Significant Insights from the Court’s Decision
- The court dismissed Ross Intelligence’s fair-use defence, determining that its AI wrongly utilised Thomson Reuters’ exclusive legal content.
- This decision concentrates on non-generative AI, which means it does not yet establish a direct precedent for large language models (LLMs) utilised by firms such as OpenAI and Microsoft.
- Ross Intelligence ceased operations in 2021, citing financial difficulties stemming from ongoing legal challenges.
The copyright lawsuit emerged after Ross Intelligence used Thomson Reuters’ Westlaw database to develop its AI-driven legal research engine. Although legal decisions themselves cannot be copyrighted, the headnotes from Westlaw—summaries of legal rulings authored by human editors—are indeed protected.
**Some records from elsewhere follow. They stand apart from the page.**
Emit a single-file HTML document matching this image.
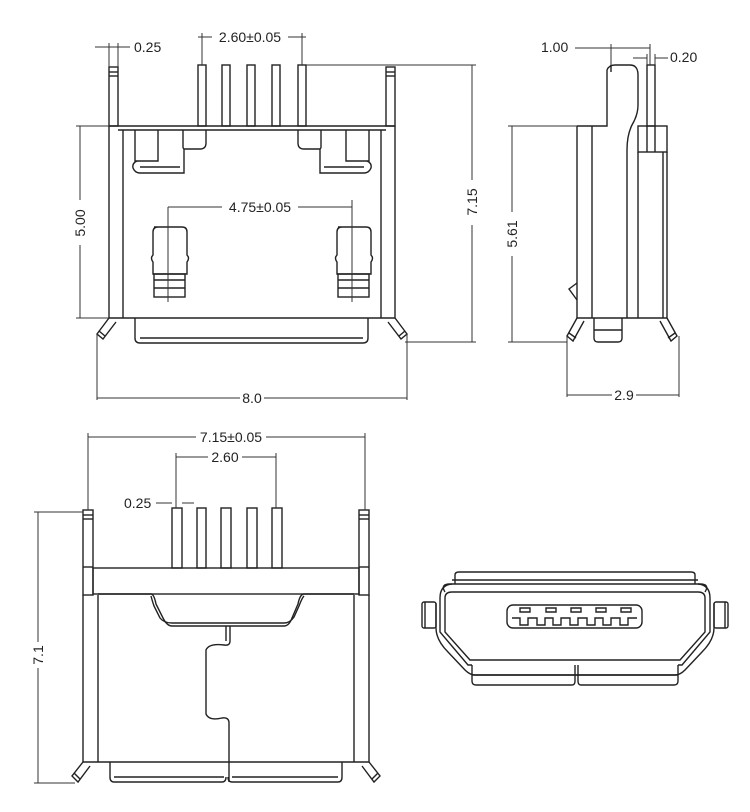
<!DOCTYPE html>
<html><head><meta charset="utf-8"><style>
html,body{margin:0;padding:0;background:#fff}
svg{display:block}
text{font-family:"Liberation Sans",sans-serif;font-size:14px;fill:#222}
</style></head><body>
<svg width="750" height="812" viewBox="0 0 750 812" xmlns="http://www.w3.org/2000/svg">
<g fill="none" stroke="#222" stroke-width="1.4">
<!-- ===== TOP LEFT VIEW ===== -->
<rect x="109" y="67" width="9" height="59"/><line x1="109" y1="72" x2="118" y2="72"/><line x1="109" y1="76" x2="118" y2="76"/>
<rect x="386" y="67" width="9" height="59"/><line x1="386" y1="72" x2="395" y2="72"/><line x1="386" y1="76" x2="395" y2="76"/>
<rect x="198" y="65" width="8" height="61"/><rect x="222" y="65" width="8" height="61"/><rect x="247" y="65" width="8" height="61"/><rect x="272" y="65" width="8" height="61"/><rect x="298" y="65" width="8" height="61"/>
<line x1="109" y1="126" x2="395" y2="126"/>
<line x1="109" y1="126" x2="109" y2="318"/><line x1="123" y1="130" x2="123" y2="318"/>
<line x1="381" y1="130" x2="381" y2="318"/><line x1="395" y1="126" x2="395" y2="318"/>
<line x1="109" y1="318" x2="395" y2="318"/>
<line x1="118" y1="130" x2="386" y2="130"/>
<path d="M135 130 V161 H158 V130"/>
<path d="M183 130 V147 Q183 149 185 149 H200 Q206 149 206 143 V130"/>
<path d="M137 161 Q132 163 133 168 Q135 173 140 173 H184 V149"/>
<path d="M140 167 H180"/>
<path d="M369 130 V161 H346 V130"/>
<path d="M321 130 V147 Q321 149 319 149 H304 Q298 149 298 143 V130"/>
<path d="M367 161 Q372 163 371 168 Q369 173 364 173 H320 V149"/>
<path d="M324 167 H364"/>
<path d="M154 227 H182 Q187 227 187 232 V255 Q190 258 187 262 V274 H153 V262 Q150 258 153 255 V232 Q153 227 158 227 Z"/>
<rect x="154" y="274" width="31" height="23"/><line x1="154" y1="280" x2="185" y2="280"/><line x1="154" y1="288" x2="185" y2="288"/>
<path d="M338 227 H366 Q371 227 371 232 V255 Q374 258 371 262 V274 H337 V262 Q334 258 337 255 V232 Q337 227 342 227 Z"/>
<rect x="338" y="274" width="31" height="23"/><line x1="338" y1="280" x2="369" y2="280"/><line x1="338" y1="288" x2="369" y2="288"/>
<path d="M135 318 V338 Q135 343 140 343 H363 Q368 343 368 338 V318"/><line x1="140" y1="338" x2="363" y2="338"/>
<path d="M109 318 L97 334 L103 339 L116 322"/><line x1="99" y1="331" x2="105" y2="336"/>
<path d="M395 318 L407 334 L401 339 L388 322"/><line x1="405" y1="331" x2="399" y2="336"/>
</g>
<g fill="none" stroke="#333" stroke-width="1">
<line x1="95" y1="47" x2="118" y2="47"/><line x1="118" y1="47" x2="130" y2="47"/><line x1="109" y1="43" x2="109" y2="67"/><line x1="118" y1="43" x2="118" y2="67"/>
<line x1="198" y1="37" x2="212" y2="37"/><line x1="288" y1="37" x2="306" y2="37"/><line x1="202" y1="33" x2="202" y2="65"/><line x1="302" y1="33" x2="302" y2="65"/>
<line x1="306" y1="65" x2="476" y2="65"/><line x1="405" y1="342" x2="476" y2="342"/><line x1="472" y1="65" x2="472" y2="180"/><line x1="472" y1="225" x2="472" y2="342"/>
<line x1="76" y1="126" x2="109" y2="126"/><line x1="76" y1="318" x2="109" y2="318"/><line x1="80" y1="126" x2="80" y2="200"/><line x1="80" y1="245" x2="80" y2="318"/>
<line x1="97" y1="334" x2="97" y2="400"/><line x1="407" y1="334" x2="407" y2="400"/><line x1="97" y1="398" x2="240" y2="398"/><line x1="264" y1="398" x2="407" y2="398"/>
<line x1="168" y1="207" x2="222" y2="207"/><line x1="298" y1="207" x2="352" y2="207"/><line x1="168" y1="207" x2="168" y2="302"/><line x1="352" y1="200" x2="352" y2="302"/>
</g>
<g fill="none" stroke="#222" stroke-width="1.4">
<!-- ===== TOP RIGHT VIEW ===== -->
<path d="M577 126 H607 V70 Q609 65 615 65 H630 Q638 65 638 75 V105 Q638 115 632 125 Q627 135 627 150"/>
<line x1="611" y1="65" x2="611" y2="72"/>
<rect x="647" y="65" width="8" height="61"/>
<rect x="638" y="126" width="29" height="26"/><line x1="647" y1="126" x2="647" y2="152"/><line x1="655" y1="126" x2="655" y2="152"/>
<line x1="577" y1="126" x2="577" y2="318"/><line x1="592" y1="126" x2="592" y2="318"/>
<line x1="627" y1="150" x2="627" y2="318"/><line x1="638" y1="152" x2="638" y2="318"/>
<line x1="663" y1="152" x2="663" y2="318"/><line x1="667" y1="152" x2="667" y2="318"/>
<line x1="577" y1="318" x2="667" y2="318"/>
<path d="M577 283 L569 289 L577 300"/>
<path d="M594 318 V338 Q594 342 598 342 H618 Q622 342 622 338 V318"/><line x1="594" y1="330" x2="622" y2="330"/>
<path d="M577 318 L567 336 L573 341 L584 321"/><line x1="569" y1="333" x2="576" y2="338"/>
<path d="M667 318 L677 336 L671 341 L660 321"/><line x1="675" y1="333" x2="668" y2="338"/>
</g>
<g fill="none" stroke="#333" stroke-width="1">
<line x1="575" y1="48" x2="650" y2="48"/><line x1="611" y1="44" x2="611" y2="65"/><line x1="650" y1="44" x2="650" y2="65"/>
<line x1="633" y1="58" x2="647" y2="58"/><line x1="655" y1="58" x2="668" y2="58"/><line x1="647" y1="54" x2="647" y2="65"/><line x1="655" y1="54" x2="655" y2="65"/>
<line x1="508" y1="126" x2="577" y2="126"/><line x1="508" y1="342" x2="567" y2="342"/><line x1="512" y1="126" x2="512" y2="212"/><line x1="512" y1="256" x2="512" y2="342"/>
<line x1="567" y1="336" x2="567" y2="397"/><line x1="679" y1="336" x2="679" y2="397"/><line x1="567" y1="395" x2="612" y2="395"/><line x1="636" y1="395" x2="679" y2="395"/>
</g>
<g fill="none" stroke="#222" stroke-width="1.4">
<!-- ===== BOTTOM LEFT VIEW ===== -->
<rect x="83" y="510" width="10" height="85"/><line x1="83" y1="515" x2="93" y2="515"/><line x1="83" y1="519" x2="93" y2="519"/><line x1="83" y1="567" x2="93" y2="567"/>
<rect x="359" y="510" width="10" height="85"/><line x1="359" y1="515" x2="369" y2="515"/><line x1="359" y1="519" x2="369" y2="519"/><line x1="359" y1="567" x2="369" y2="567"/>
<rect x="172" y="508" width="10" height="60"/><rect x="197" y="508" width="9" height="60"/><rect x="221" y="508" width="10" height="60"/><rect x="247" y="508" width="10" height="60"/><rect x="272" y="508" width="10" height="60"/>
<rect x="93" y="568" width="266" height="26"/>
<line x1="83" y1="595" x2="83" y2="762"/><line x1="98" y1="595" x2="98" y2="762"/>
<line x1="354" y1="595" x2="354" y2="762"/><line x1="369" y1="595" x2="369" y2="762"/>
<path d="M98 594 H151 Q154 594 156 604 L163 618 Q167 626 172 626 H284 Q289 626 292 618 L298 604 Q300 594 304 594 H354"/>
<path d="M151 596 Q152 600 154 606 L160 618 Q164 623 172 623 H284 Q290 623 294 617 L299 606 Q302 598 304 596"/>
<path d="M230 626 V641 Q230 646 224 645 Q209 643 206 650 V714 Q209 721 222 718 Q229 717 229 723 V782"/>
<path d="M226 626 V641"/>
<line x1="83" y1="762" x2="369" y2="762"/>
<path d="M110 762 V777 Q110 782 114 782 H222 Q226 782 226 777"/><line x1="114" y1="777" x2="224" y2="777"/>
<path d="M342 762 V777 Q342 782 338 782 H232 Q228 782 228 777"/><line x1="232" y1="777" x2="338" y2="777"/>
<path d="M83 762 L72 776 L78 782 L90 766"/><line x1="74" y1="773" x2="80" y2="779"/>
<path d="M369 762 L380 776 L374 782 L362 766"/><line x1="378" y1="773" x2="372" y2="779"/>
</g>
<g fill="none" stroke="#333" stroke-width="1">
<line x1="88" y1="437" x2="196" y2="437"/><line x1="266" y1="437" x2="365" y2="437"/><line x1="88" y1="433" x2="88" y2="510"/><line x1="365" y1="433" x2="365" y2="510"/>
<line x1="176" y1="457" x2="208" y2="457"/><line x1="242" y1="457" x2="276" y2="457"/><line x1="176" y1="453" x2="176" y2="508"/><line x1="276" y1="453" x2="276" y2="508"/>
<line x1="156" y1="503" x2="172" y2="503"/><line x1="182" y1="503" x2="194" y2="503"/>
<line x1="34" y1="512" x2="83" y2="512"/><line x1="34" y1="783" x2="75" y2="783"/><line x1="38" y1="512" x2="38" y2="642"/><line x1="38" y1="668" x2="38" y2="783"/>
</g>
<g fill="none" stroke="#222" stroke-width="1.4">
<!-- ===== BOTTOM RIGHT VIEW ===== -->
<path d="M455 584 V575 Q455 572 459 572 H691 Q695 572 695 575 V584"/>
<line x1="452" y1="580" x2="698" y2="580"/>
<path d="M445 592 Q440 584 450 584 H700 Q710 584 705 592"/>
<path d="M440 598 Q440 585 452 584"/><path d="M710 598 Q710 585 698 584"/>
<path d="M440 598 V632 L468 665 L472 665 M710 598 V632 L682 665 L678 665"/>
<path d="M445 598 Q445 592 452 592 H698 Q705 592 705 598 V632 L680 660 H470 L445 632 Z"/>
<path d="M436 603 V628 Q436 640 448 652 L465 670 Q470 675 475 675 H675 Q680 675 685 670 L702 652 Q714 640 714 628 V603"/>
<rect x="422" y="602" width="14" height="26" rx="2"/><line x1="425" y1="602" x2="425" y2="628"/>
<rect x="714" y="602" width="14" height="26" rx="2"/><line x1="725" y1="602" x2="725" y2="628"/>
<path d="M472 665 V681 Q472 685 476 685 H572 Q575 685 575 681 V665"/>
<path d="M678 665 V681 Q678 685 674 685 H581 Q578 685 578 681 V665"/>
<line x1="472" y1="675" x2="678" y2="675"/>
<rect x="507" y="605" width="135" height="23" rx="6"/>
<path d="M512 618 H520 V625 H528 V618 H537 V625 H545 V618 H553 V625 H561 V618 H570 V625 H578 V618 H587 V625 H595 V618 H603 V625 H611 V618 H620 V625 H628 V618 H637"/>
<path d="M520 608 H530 V612 H520 Z M546 608 H556 V612 H546 Z M571 608 H581 V612 H571 Z M596 608 H606 V612 H596 Z M621 608 H631 V612 H621 Z"/>
</g>
<text x="134" y="52">0.25</text>
<text x="250" y="42" text-anchor="middle">2.60±0.05</text>
<text x="260" y="212" text-anchor="middle">4.75±0.05</text>
<text x="252" y="403" text-anchor="middle">8.0</text>
<text transform="translate(85,223) rotate(-90)" text-anchor="middle">5.00</text>
<text transform="translate(477,202) rotate(-90)" text-anchor="middle">7.15</text>
<text x="541" y="52">1.00</text>
<text x="670" y="62">0.20</text>
<text transform="translate(517,234) rotate(-90)" text-anchor="middle">5.61</text>
<text x="624" y="400" text-anchor="middle">2.9</text>
<text x="231" y="442" text-anchor="middle">7.15±0.05</text>
<text x="225" y="462" text-anchor="middle">2.60</text>
<text x="124" y="508">0.25</text>
<text transform="translate(43,655) rotate(-90)" text-anchor="middle">7.1</text>
</svg>
</body></html>
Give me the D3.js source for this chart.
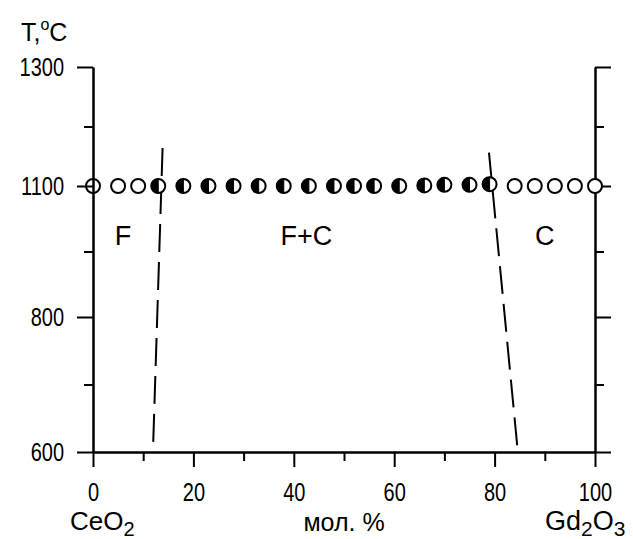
<!DOCTYPE html>
<html>
<head>
<meta charset="utf-8">
<script src="https://cdn.jsdelivr.net/npm/d3@7/dist/d3.min.js"></script>
<style>
  html, body { margin: 0; padding: 0; background: #fff; }
  svg { display: block; }
  text { font-family: "Liberation Sans", Arial, sans-serif; fill: #000; }
</style>
</head>
<body>
<svg id="chart" width="633" height="539"></svg>
<script>
// ---- data ----
const xMajorTicks = [0, 20, 40, 60, 80, 100];
const xMinorTicks = [10, 30, 50, 70, 90];
const yMajorTicks = [600, 800, 1100, 1300];
const yMinorTicks = [700, 950, 1200];

const composition = [0, 5, 9, 13, 18, 23, 28, 33, 38, 43, 48, 52, 56, 61, 66, 70, 75, 79, 84, 88, 92, 96, 100];
const temperature = [1100, 1100, 1100, 1100, 1100, 1100, 1100, 1100, 1100, 1100, 1100, 1100, 1100, 1100, 1101, 1102, 1102, 1103, 1100, 1100, 1100, 1100, 1100];
const phase = ["F", "F", "F", "F+C", "F+C", "F+C", "F+C", "F+C", "F+C", "F+C", "F+C", "F+C", "F+C", "F+C", "F+C", "F+C", "F+C", "F+C", "C", "C", "C", "C", "C"];

const boundaryFx = [12, 13.9];
const boundaryFt = [615, 1174];
const boundaryCx = [84.5, 78.7];
const boundaryCt = [610, 1172];

const regionNames = ["F", "F+C", "C"];
const regionX = [6, 42.5, 90];
const regionT = [965, 965, 965];

// ---- scales ----
const svg = d3.select("#chart");
const x = d3.scaleLinear().domain([0, 100]).range([93, 595]);
const y = d3.scaleLinear().domain([600, 800, 1100, 1300]).range([452, 317, 186, 67]);

const TICK_FS = 25, SX = 0.8;

function styleAxis(g) {
  g.selectAll("path.domain").attr("stroke", "#000").attr("stroke-width", 2);
  g.selectAll(".tick line").attr("stroke", "#000").attr("stroke-width", 2);
  g.selectAll(".tick text")
    .style("font-family", '"Liberation Sans", Arial, sans-serif')
    .style("font-size", TICK_FS + "px").attr("fill", "#000")
    .attr("x", function () { return (+this.getAttribute("x") || 0) / SX; })
    .attr("transform", `scale(${SX},1)`);
}

// boundary lines
const line = d3.line().x(d => x(d[0])).y(d => y(d[1]));
[[boundaryFx, boundaryFt], [boundaryCx, boundaryCt]].forEach(([bx, bt]) => {
  svg.append("path")
    .attr("d", line(bx.map((v, i) => [v, bt[i]])))
    .attr("fill", "none").attr("stroke", "#000").attr("stroke-width", 2)
    .attr("stroke-dasharray", "28,10");
});

// right axis (beneath points)
const gR = svg.append("g").attr("transform", `translate(${x(100)},0)`);
gR.call(d3.axisRight(y).tickValues(yMajorTicks).tickSize(16).tickSizeOuter(0).tickFormat(""));
gR.append("g").call(d3.axisRight(y).tickValues(yMinorTicks).tickSize(9).tickSizeOuter(0).tickFormat(""));
styleAxis(gR);

// points
const pts = composition.map((c, i) => ({ c, t: temperature[i], p: phase[i] }));
const R = 7;
const pg = svg.append("g");
pts.forEach(d => {
  const cx = x(d.c), cy = y(d.t);
  pg.append("circle").attr("cx", cx).attr("cy", cy).attr("r", R)
    .attr("fill", d.c === 0 ? "none" : "#fff").attr("stroke", "#000").attr("stroke-width", 2);
  if (d.p === "F+C") {
    pg.append("path")
      .attr("d", `M${cx},${cy - R} A${R},${R} 0 0 0 ${cx},${cy + R} Z`)
      .attr("fill", "#000").attr("stroke", "#000").attr("stroke-width", 1);
  }
});

// left axis
const gL = svg.append("g").attr("transform", `translate(${x(0)},0)`);
gL.call(d3.axisLeft(y).tickValues(yMajorTicks).tickSize(16).tickSizeOuter(0).tickPadding(13).tickFormat(d3.format("d")));
gL.append("g").call(d3.axisLeft(y).tickValues(yMinorTicks).tickSize(9).tickSizeOuter(0).tickFormat(""));
styleAxis(gL);

// bottom axis
const gB = svg.append("g").attr("transform", `translate(0,${y(600)})`);
gB.call(d3.axisBottom(x).tickValues(xMajorTicks).tickSize(15).tickSizeOuter(0).tickPadding(16).tickFormat(d3.format("d")));
gB.append("g").call(d3.axisBottom(x).tickValues(xMinorTicks).tickSize(9).tickSizeOuter(0).tickFormat(""));
styleAxis(gB);

// region labels
regionNames.forEach((n, i) => {
  svg.append("text").attr("x", x(regionX[i])).attr("y", y(regionT[i]))
    .attr("text-anchor", "middle").style("font-size", "27px").text(n);
});

// axis title
const tt = svg.append("text").attr("x", 21).attr("y", 41).style("font-size", "25px");
tt.append("tspan").text("T");
tt.append("tspan").text(",");
tt.append("tspan").attr("dx", 0).attr("dy", -11).style("font-size", "16px").text("o");
tt.append("tspan").attr("dy", 11).text("C");

// bottom labels
const ce = svg.append("text").attr("x", 70).attr("y", 530).style("font-size", "26px");
ce.append("tspan").text("CeO");
ce.append("tspan").attr("dy", 6).style("font-size", "20px").text("2");

svg.append("text").attr("x", 344).attr("y", 531).attr("text-anchor", "middle").style("font-size", "25px").text("мол. %");

const gd = svg.append("text").attr("x", 545).attr("y", 530).style("font-size", "27px");
gd.append("tspan").text("Gd");
gd.append("tspan").attr("dy", 6).style("font-size", "21px").text("2");
gd.append("tspan").attr("dy", -6).text("O");
gd.append("tspan").attr("dy", 6).style("font-size", "21px").text("3");
</script>
</body>
</html>
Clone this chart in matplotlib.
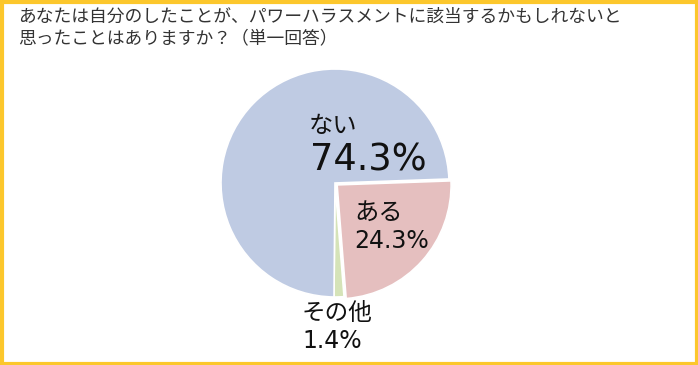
import matplotlib
matplotlib.use("Agg")
import matplotlib.pyplot as plt
from matplotlib.patches import Rectangle

plt.rcParams['font.family'] = ['Noto Sans CJK JP', 'DejaVu Sans']

title_lines = ["あなたは自分のしたことが、パワーハラスメントに該当するかもしれないと",
               "思ったことはありますか？（単一回答）"]
categories = ["その他", "ある", "ない"]
values = [1.4, 24.3, 74.3]
colors = ["#d5e3b8", "#e5bfbf", "#bfcbe3"]
explode = [0.0, 0.025, 0.0]

W, H = 698, 365
fig = plt.figure(figsize=(W / 100, H / 100), dpi=100)
fig.patch.set_facecolor("white")

# yellow frame
fig.patches.append(Rectangle((1.5 / W, 1.5 / H), 1 - 3 / W, 1 - 3 / H,
                             transform=fig.transFigure, fill=False,
                             edgecolor="#fcc72c", linewidth=3))

# title
fig.text(18 / W, 1 - 17 / H, title_lines[0], fontsize=12.8, color="#333333",
         ha="left", va="center")
fig.text(18 / W, 1 - 38 / H, title_lines[1], fontsize=12.8, color="#333333",
         ha="left", va="center")

cx, cy, r = 335, 183, 114
ax = fig.add_axes([(cx - r) / W, (H - cy - r) / H, 2 * r / W, 2 * r / H])
wedges, _ = ax.pie(values, colors=colors, explode=explode, startangle=-90.5,
                   counterclock=True,
                   wedgeprops=dict(edgecolor="white", linewidth=1.2))
ax.set_xlim(-1, 1)
ax.set_ylim(-1, 1)
ax.set_aspect("auto")
ax.axis("off")
for p in ax.patches:
    p.set_clip_on(False)

def ptxt(x, y_top, s, size, fam=None):
    kw = {}
    if fam:
        kw["family"] = fam
    fig.text(x / W, 1 - y_top / H, s, fontsize=size, color="#111111",
             ha="left", va="top", **kw)

lab = {c: v for c, v in zip(categories, values)}
num = ["DejaVu Sans"]
ptxt(309, 113, "ない", 17.5)
ptxt(310, 141, f"{lab['ない']:.1f}%", 26.5, num)
ptxt(354, 200, "ある", 17.5)
ptxt(354, 229, f"{lab['ある']:.1f}%", 17, num)
ptxt(302, 302, "その他", 17)
ptxt(302, 329, f"{lab['その他']:.1f}%", 17, num)

fig.savefig("out.png", dpi=100, facecolor="white")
Judge Bibas concluded that Ross converted these headnotes into numerical data to train its AI, thus reproducing Thomson Reuters’ work without consent. The court classified this as copyright infringement and rejected Ross’s claim that the data served merely as “added noise” in its AI training.
“None of Ross’s potential defences is viable,” Judge Bibas stated in his ruling. He stressed that Ross had developed a direct competitor using Thomson Reuters’ proprietary content, which significantly affected the market value of the original work.
Implications for the AI Sector
This ruling may have significant repercussions for AI firms, such as OpenAI, Microsoft, and Google, all of which have encountered copyright lawsuits regarding the use of scraped data in training their AI systems. Although this case involved non-generative AI, it prompts broader considerations about whether LLMs trained on copyrighted materials can assert fair use protection.
Currently, a number of similar lawsuits are progressing through the judicial system, and many AI developers are attentively observing how judges interpret the dynamics between AI technology and copyrighted content.